Bad news for the picturesque tourist attraction believed for the past two centuries to be Shakespeare's mum's childhood home. Tree-ring dating and an ancient lease found in a Sussex archive have proved that a modest brick-clad farm near Stratford upon Avon--not the half-timbered vision of Olde England bought by the Shakespeare Birthplace Trust in 1930--was home to Mary Arden.

Mary Arden's real home, which she inhabited until 1557, when she married John Shakespeare and moved to Stratford, turns out to have been the next farm over from the touristic hot-spot. A 1587 rental agreement identifies Glebe Farm as the home of Agnes Arden, Mary's stepmother. The discovery was made by Nat Alcock, a Warwickshire buildings historian.

Glebe Farm itself, although refaced with Victorian red brick, has proved to be an almost intact late medieval farmhouse. Tree-ring dating shows it was built in the summer of 1514 or shortly thereafter and consisted of a hall, buttery, and living chamber; a stone-walled kitchen wing was added a few years later. Although it was modernized around 1650, there was very little alteration until Victorian times.
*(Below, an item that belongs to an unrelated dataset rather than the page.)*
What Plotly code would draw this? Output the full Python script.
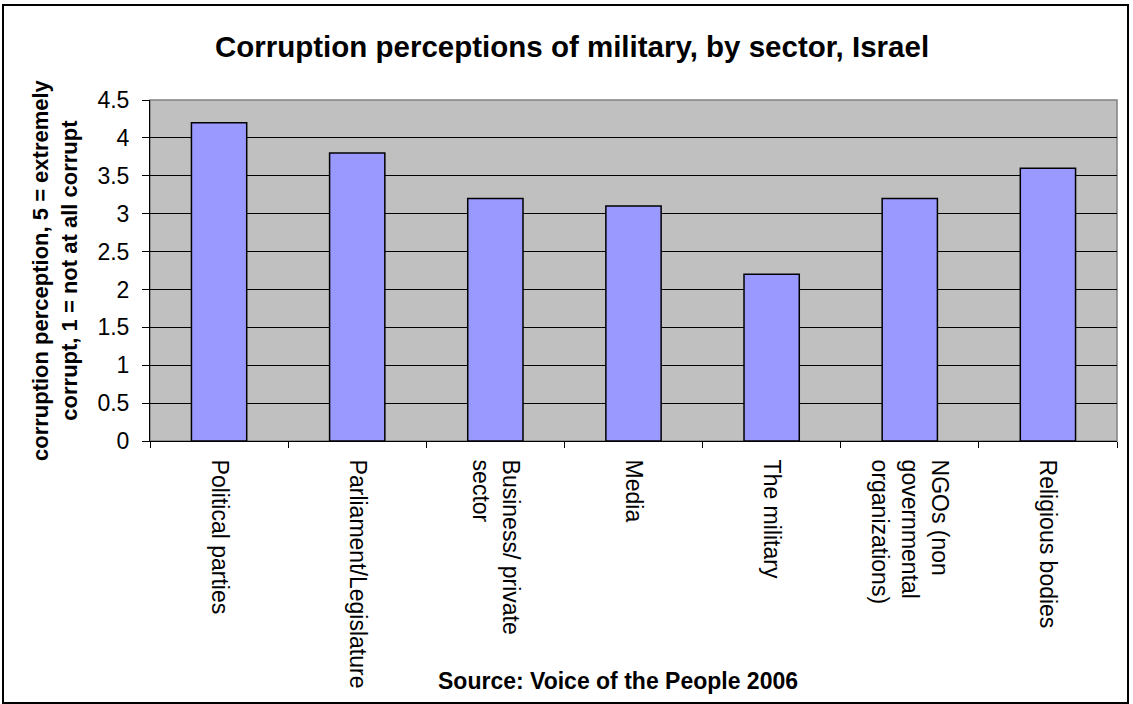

"Shakespeare would probably have played there as a child, when visiting his maternal relatives," said Jean Wilson, author of The Archaeology of Shakespeare. "He would almost certainly have known the house."

Alcock's parallel study of what until now has been called Mary Arden's House shows that it was built far too late to have been her childhood home. The earliest part of the house is a parlor wing of around 1569, when Shakespeare himself was already a child.